● RECORD EXCERPTS
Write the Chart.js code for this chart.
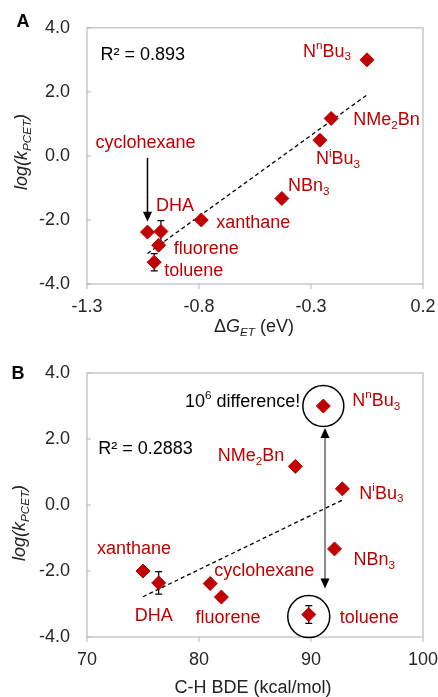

...

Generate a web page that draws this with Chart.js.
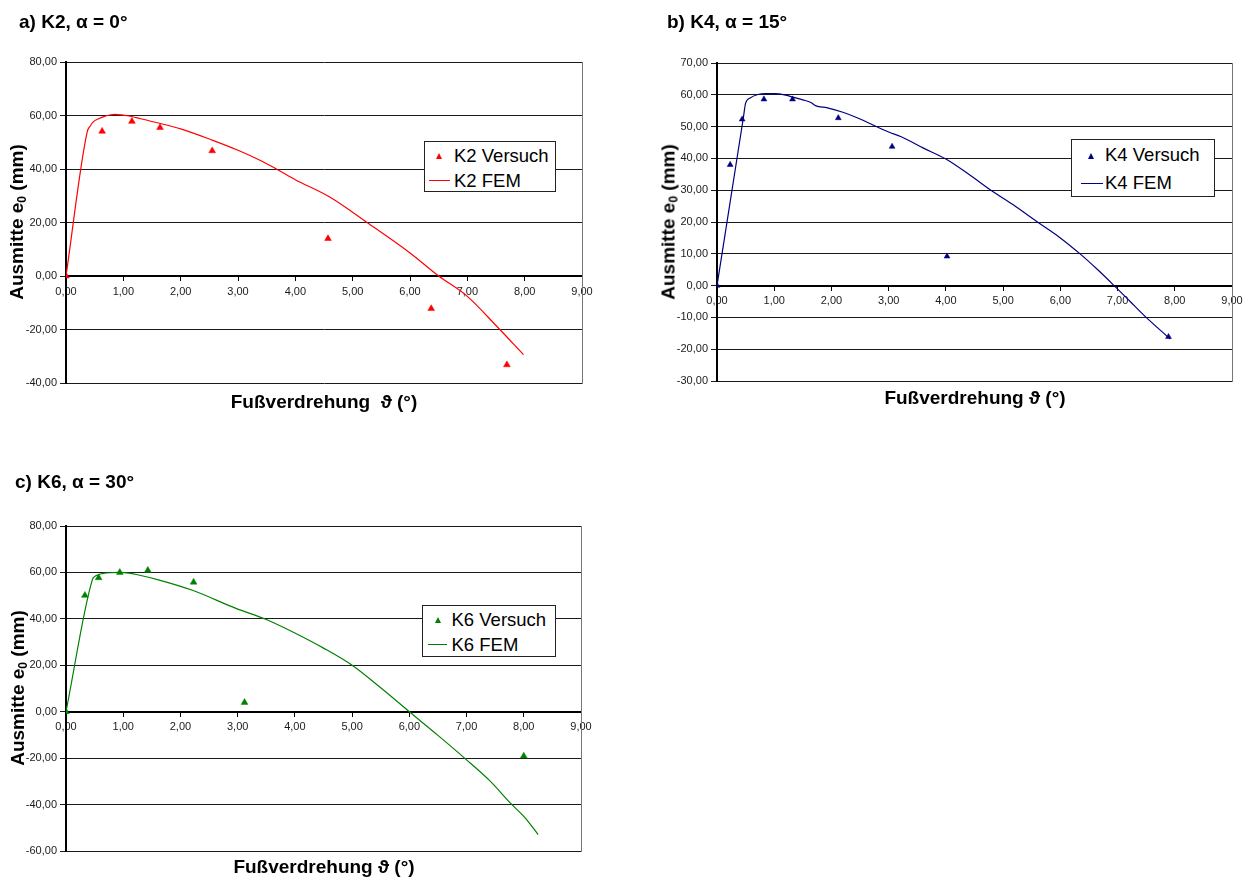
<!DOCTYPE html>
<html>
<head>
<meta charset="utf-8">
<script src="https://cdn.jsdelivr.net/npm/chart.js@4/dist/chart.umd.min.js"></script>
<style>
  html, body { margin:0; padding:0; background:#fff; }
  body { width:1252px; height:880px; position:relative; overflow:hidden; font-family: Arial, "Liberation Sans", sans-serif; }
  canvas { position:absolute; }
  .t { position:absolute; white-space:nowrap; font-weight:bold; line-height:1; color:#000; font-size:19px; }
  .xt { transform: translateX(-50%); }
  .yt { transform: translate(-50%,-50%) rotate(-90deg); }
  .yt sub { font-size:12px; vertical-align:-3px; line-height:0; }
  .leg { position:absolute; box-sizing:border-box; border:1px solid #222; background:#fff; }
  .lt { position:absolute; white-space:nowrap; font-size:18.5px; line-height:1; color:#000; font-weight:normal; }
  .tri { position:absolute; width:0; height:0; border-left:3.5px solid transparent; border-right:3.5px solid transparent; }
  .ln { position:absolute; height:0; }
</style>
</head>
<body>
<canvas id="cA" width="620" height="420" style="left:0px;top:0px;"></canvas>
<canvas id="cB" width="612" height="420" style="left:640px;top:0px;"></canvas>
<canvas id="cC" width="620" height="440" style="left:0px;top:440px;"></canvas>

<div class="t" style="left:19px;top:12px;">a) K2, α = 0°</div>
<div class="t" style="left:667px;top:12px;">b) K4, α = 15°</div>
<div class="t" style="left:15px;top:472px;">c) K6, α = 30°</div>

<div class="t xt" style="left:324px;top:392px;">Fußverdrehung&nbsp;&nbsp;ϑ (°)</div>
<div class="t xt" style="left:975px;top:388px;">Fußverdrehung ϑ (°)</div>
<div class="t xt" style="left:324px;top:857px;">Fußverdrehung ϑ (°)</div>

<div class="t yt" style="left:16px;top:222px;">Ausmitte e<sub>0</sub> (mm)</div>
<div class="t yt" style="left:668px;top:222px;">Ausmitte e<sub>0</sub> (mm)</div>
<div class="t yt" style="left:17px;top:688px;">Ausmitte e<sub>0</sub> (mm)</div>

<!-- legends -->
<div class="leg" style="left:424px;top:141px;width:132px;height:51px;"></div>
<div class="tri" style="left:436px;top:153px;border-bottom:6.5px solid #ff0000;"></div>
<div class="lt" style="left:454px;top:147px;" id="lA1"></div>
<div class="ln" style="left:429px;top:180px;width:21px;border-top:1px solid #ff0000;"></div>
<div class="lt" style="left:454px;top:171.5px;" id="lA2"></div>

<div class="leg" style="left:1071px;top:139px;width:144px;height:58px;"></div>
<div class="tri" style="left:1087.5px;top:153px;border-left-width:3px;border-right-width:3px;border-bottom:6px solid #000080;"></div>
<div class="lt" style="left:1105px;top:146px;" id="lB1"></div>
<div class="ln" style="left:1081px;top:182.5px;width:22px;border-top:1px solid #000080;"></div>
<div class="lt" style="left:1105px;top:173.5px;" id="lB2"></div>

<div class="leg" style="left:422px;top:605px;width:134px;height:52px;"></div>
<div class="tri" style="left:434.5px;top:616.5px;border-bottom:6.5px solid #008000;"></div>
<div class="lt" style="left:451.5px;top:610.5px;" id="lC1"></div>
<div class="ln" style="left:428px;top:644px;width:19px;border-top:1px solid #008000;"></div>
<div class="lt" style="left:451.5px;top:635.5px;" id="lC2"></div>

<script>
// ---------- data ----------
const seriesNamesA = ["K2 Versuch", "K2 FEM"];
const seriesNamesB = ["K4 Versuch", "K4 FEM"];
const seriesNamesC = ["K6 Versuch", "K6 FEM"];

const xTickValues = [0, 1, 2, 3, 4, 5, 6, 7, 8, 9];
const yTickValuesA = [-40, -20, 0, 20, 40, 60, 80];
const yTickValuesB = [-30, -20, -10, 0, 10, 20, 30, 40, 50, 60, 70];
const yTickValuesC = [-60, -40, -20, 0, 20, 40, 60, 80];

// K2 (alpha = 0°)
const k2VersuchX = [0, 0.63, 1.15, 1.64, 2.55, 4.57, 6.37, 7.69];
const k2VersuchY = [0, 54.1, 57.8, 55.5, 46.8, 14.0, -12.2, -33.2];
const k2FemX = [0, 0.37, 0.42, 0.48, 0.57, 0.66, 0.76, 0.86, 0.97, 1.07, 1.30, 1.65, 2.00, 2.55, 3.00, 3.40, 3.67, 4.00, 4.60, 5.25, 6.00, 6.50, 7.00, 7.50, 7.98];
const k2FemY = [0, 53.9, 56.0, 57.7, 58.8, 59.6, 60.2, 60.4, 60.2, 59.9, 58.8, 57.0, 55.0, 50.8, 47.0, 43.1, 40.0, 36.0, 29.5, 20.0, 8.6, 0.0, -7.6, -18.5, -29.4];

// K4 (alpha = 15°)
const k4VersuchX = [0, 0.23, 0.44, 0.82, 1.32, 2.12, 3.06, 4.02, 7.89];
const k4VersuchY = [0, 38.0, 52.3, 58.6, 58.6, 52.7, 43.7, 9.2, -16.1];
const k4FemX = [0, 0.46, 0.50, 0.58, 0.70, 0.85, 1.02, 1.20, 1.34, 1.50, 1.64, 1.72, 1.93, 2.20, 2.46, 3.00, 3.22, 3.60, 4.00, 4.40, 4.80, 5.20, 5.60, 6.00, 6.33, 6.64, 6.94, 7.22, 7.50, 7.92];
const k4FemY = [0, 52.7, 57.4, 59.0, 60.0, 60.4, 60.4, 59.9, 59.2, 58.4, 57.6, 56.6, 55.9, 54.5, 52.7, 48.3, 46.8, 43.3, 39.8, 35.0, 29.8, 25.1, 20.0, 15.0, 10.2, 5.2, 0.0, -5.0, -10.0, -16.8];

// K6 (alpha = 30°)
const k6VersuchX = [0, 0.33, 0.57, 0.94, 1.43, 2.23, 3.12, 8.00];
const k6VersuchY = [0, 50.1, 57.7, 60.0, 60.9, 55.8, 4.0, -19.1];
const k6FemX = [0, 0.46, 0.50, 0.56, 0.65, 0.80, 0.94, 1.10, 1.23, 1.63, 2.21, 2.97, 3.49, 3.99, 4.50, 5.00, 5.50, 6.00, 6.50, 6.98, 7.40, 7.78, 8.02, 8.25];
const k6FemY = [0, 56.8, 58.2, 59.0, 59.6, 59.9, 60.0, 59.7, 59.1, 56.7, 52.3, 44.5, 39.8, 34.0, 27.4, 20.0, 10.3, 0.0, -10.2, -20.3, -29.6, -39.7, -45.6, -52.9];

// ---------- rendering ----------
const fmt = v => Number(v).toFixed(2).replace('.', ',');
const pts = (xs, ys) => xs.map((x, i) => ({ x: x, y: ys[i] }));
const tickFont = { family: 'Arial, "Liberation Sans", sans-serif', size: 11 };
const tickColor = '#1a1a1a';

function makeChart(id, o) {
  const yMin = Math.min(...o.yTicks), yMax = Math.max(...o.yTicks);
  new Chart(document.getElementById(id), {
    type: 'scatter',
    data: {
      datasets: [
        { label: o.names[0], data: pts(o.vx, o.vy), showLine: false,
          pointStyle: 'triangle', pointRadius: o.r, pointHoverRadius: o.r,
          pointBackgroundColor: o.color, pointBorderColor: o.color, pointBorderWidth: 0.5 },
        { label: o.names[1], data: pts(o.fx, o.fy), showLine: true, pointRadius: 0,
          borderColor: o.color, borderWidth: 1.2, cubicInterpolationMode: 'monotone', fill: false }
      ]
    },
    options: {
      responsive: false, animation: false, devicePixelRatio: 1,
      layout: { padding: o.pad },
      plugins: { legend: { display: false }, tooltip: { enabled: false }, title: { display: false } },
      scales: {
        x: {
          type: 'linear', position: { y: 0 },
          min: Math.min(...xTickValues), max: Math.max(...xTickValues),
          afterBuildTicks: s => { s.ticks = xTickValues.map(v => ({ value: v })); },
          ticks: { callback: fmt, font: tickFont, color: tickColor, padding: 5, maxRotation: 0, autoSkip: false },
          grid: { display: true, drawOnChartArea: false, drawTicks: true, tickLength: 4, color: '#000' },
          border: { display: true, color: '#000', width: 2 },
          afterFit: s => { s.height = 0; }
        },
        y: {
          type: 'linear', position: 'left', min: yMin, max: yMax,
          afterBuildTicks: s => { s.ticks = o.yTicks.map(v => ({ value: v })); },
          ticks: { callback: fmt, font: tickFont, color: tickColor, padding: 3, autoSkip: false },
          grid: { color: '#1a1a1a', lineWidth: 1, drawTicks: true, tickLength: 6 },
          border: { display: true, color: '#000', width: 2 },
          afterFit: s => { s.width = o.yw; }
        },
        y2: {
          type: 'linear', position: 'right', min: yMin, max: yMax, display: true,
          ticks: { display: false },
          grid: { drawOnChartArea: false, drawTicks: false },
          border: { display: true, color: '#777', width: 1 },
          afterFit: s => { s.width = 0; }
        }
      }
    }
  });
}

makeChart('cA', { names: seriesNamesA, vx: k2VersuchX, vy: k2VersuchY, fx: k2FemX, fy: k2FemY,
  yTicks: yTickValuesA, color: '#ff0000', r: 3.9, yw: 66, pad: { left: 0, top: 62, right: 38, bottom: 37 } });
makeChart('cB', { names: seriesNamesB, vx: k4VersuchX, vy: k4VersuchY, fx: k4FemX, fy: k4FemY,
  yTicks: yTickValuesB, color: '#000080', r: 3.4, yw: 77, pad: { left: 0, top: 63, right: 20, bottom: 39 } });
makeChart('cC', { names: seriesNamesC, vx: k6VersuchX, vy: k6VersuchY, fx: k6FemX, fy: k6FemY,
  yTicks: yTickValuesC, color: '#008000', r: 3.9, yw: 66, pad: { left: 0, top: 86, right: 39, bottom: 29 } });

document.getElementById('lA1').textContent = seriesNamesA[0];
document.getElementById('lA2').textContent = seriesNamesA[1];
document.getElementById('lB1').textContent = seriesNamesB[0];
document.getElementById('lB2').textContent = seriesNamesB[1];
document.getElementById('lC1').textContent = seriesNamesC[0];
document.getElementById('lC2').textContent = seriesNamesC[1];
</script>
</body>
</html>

...

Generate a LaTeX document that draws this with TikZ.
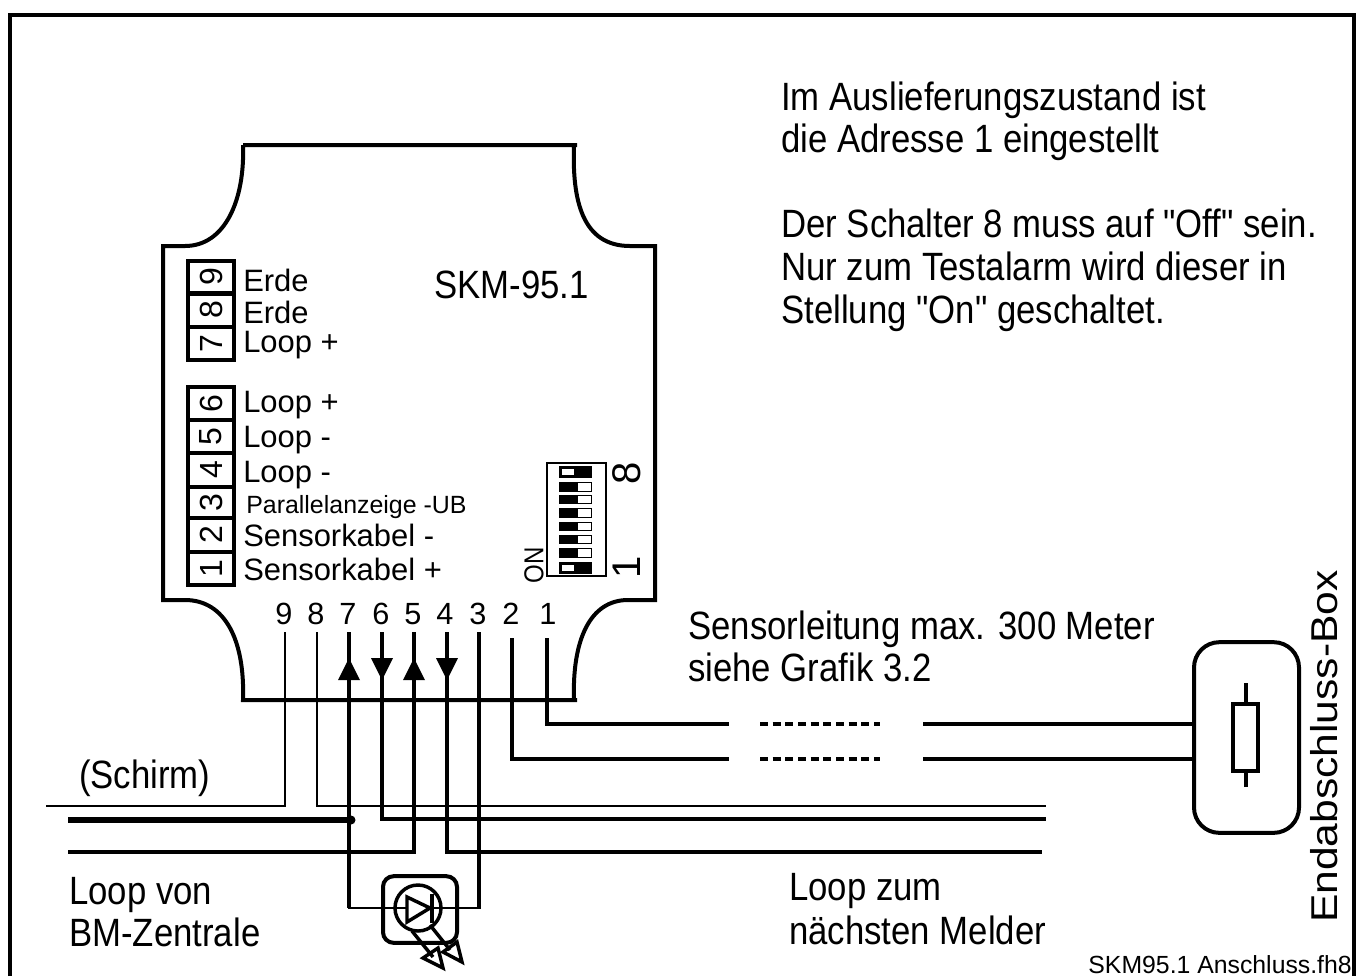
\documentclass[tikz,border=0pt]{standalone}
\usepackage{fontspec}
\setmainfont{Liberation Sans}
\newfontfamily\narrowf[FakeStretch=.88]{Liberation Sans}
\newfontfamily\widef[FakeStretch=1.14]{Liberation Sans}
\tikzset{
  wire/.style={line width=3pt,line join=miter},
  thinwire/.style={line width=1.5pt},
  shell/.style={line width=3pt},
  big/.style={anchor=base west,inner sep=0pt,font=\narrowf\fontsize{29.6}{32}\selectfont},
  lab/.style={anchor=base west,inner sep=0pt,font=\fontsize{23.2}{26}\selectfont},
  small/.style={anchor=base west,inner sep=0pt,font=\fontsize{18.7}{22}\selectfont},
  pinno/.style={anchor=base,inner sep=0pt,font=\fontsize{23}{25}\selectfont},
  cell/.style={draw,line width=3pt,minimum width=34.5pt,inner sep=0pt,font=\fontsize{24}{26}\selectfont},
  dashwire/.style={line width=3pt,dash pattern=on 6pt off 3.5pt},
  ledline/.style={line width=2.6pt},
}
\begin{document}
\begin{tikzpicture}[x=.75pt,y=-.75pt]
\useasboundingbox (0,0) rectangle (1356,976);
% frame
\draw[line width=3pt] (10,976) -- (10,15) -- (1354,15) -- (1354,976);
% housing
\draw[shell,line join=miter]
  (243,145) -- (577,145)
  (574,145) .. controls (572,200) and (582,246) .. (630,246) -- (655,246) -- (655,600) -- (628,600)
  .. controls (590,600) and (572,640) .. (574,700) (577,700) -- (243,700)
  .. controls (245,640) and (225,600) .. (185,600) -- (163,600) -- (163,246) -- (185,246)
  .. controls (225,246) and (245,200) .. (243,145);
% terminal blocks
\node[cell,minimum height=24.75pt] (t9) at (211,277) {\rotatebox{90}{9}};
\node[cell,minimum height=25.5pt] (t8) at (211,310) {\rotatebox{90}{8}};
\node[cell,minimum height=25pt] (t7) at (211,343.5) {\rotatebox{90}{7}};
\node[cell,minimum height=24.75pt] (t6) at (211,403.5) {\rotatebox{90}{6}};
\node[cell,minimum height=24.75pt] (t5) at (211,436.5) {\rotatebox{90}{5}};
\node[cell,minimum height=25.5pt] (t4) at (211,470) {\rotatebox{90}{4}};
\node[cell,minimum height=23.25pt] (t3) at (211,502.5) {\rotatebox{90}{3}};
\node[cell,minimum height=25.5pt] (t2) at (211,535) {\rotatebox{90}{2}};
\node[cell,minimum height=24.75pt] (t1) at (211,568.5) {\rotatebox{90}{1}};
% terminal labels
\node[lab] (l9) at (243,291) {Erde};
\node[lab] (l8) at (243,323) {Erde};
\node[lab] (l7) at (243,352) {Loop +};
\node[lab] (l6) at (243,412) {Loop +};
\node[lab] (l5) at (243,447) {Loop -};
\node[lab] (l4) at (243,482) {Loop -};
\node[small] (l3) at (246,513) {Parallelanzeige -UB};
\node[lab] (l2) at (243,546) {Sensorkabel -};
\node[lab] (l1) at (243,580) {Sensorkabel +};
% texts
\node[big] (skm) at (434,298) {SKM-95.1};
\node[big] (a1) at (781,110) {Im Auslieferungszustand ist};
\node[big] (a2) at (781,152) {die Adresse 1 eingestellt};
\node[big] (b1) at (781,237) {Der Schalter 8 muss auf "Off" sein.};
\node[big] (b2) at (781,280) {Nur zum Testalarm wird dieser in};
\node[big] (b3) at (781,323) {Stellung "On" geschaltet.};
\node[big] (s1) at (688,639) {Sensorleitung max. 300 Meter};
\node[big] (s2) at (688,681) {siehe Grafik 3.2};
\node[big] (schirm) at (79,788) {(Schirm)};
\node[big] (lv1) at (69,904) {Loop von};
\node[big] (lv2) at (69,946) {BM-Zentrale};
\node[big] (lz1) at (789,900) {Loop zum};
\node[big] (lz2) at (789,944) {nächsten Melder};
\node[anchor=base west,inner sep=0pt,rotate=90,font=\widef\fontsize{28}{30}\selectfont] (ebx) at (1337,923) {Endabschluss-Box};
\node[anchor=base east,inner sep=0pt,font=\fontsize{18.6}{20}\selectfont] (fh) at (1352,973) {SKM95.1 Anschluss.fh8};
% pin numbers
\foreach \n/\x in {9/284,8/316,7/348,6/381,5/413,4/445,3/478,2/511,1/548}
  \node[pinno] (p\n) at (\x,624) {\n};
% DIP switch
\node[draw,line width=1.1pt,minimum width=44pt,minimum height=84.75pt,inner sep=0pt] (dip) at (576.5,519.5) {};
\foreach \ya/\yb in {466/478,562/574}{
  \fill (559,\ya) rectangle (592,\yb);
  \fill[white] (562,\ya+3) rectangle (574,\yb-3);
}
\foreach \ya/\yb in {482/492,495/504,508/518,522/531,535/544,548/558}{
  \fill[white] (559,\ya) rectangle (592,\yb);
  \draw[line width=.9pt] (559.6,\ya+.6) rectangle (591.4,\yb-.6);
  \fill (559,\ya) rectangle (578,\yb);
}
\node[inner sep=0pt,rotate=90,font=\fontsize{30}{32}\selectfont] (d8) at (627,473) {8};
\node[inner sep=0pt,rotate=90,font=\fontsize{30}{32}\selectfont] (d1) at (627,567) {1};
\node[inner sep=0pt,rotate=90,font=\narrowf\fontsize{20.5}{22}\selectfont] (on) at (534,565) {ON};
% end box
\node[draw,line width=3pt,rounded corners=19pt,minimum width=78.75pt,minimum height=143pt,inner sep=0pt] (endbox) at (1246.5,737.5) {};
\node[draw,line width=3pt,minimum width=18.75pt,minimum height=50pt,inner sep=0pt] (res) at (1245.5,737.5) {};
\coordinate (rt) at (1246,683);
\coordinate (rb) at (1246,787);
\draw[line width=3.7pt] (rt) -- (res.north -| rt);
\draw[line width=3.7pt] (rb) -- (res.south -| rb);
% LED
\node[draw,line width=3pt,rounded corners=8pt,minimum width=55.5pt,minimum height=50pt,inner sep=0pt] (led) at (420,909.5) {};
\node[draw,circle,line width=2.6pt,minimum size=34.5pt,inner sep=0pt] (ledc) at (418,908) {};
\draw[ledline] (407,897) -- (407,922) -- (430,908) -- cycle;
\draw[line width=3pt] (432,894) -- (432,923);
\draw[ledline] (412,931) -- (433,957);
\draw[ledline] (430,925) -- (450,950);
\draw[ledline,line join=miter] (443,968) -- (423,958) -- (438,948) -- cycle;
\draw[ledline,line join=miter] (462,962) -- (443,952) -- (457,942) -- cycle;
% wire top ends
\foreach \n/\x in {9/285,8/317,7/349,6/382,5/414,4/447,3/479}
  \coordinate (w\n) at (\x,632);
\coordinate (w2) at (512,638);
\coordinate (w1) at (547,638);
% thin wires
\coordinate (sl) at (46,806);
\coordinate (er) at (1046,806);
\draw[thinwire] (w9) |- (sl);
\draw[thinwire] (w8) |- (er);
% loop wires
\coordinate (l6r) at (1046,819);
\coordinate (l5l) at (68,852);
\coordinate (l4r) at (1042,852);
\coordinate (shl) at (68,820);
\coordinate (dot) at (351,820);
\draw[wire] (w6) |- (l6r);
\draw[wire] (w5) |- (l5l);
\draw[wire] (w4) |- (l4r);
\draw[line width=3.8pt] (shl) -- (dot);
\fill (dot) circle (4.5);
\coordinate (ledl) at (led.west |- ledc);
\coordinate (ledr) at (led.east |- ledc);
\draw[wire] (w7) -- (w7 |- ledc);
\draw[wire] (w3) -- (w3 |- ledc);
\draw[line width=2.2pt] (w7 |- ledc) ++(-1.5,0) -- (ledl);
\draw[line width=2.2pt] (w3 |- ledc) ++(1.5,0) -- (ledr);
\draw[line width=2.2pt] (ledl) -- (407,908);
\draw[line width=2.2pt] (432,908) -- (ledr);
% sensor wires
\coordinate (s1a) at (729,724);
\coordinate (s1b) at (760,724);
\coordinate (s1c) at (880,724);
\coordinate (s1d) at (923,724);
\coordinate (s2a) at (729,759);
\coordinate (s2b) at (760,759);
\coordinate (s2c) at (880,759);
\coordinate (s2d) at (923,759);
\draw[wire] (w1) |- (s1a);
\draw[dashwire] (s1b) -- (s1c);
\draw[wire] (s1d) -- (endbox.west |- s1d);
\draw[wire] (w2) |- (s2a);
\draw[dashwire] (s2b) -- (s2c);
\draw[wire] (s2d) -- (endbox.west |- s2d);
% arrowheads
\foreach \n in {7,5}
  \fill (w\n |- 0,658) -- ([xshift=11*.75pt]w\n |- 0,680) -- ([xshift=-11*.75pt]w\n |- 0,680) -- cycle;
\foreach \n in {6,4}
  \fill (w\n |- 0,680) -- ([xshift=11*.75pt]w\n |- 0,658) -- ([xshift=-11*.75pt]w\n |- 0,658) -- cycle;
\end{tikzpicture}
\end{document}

● STATED EXERCISE
Nothing but the lines from the one with "Generate a web" through the one with "α = 30°</div>" should be copied, word for word. Pictures are left out.

● TASK OUTPUT
Generate a web page that draws this with Chart.js.
<!DOCTYPE html>
<html>
<head>
<meta charset="utf-8">
<script src="https://cdn.jsdelivr.net/npm/chart.js@4/dist/chart.umd.min.js"></script>
<style>
  html, body { margin:0; padding:0; background:#fff; }
  body { width:1252px; height:880px; position:relative; overflow:hidden; font-family: Arial, "Liberation Sans", sans-serif; }
  canvas { position:absolute; }
  .t { position:absolute; white-space:nowrap; font-weight:bold; line-height:1; color:#000; font-size:19px; }
  .xt { transform: translateX(-50%); }
  .yt { transform: translate(-50%,-50%) rotate(-90deg); }
  .yt sub { font-size:12px; vertical-align:-3px; line-height:0; }
  .leg { position:absolute; box-sizing:border-box; border:1px solid #222; background:#fff; }
  .lt { position:absolute; white-space:nowrap; font-size:18.5px; line-height:1; color:#000; font-weight:normal; }
  .tri { position:absolute; width:0; height:0; border-left:3.5px solid transparent; border-right:3.5px solid transparent; }
  .ln { position:absolute; height:0; }
</style>
</head>
<body>
<canvas id="cA" width="620" height="420" style="left:0px;top:0px;"></canvas>
<canvas id="cB" width="612" height="420" style="left:640px;top:0px;"></canvas>
<canvas id="cC" width="620" height="440" style="left:0px;top:440px;"></canvas>

<div class="t" style="left:19px;top:12px;">a) K2, α = 0°</div>
<div class="t" style="left:667px;top:12px;">b) K4, α = 15°</div>
<div class="t" style="left:15px;top:472px;">c) K6, α = 30°</div>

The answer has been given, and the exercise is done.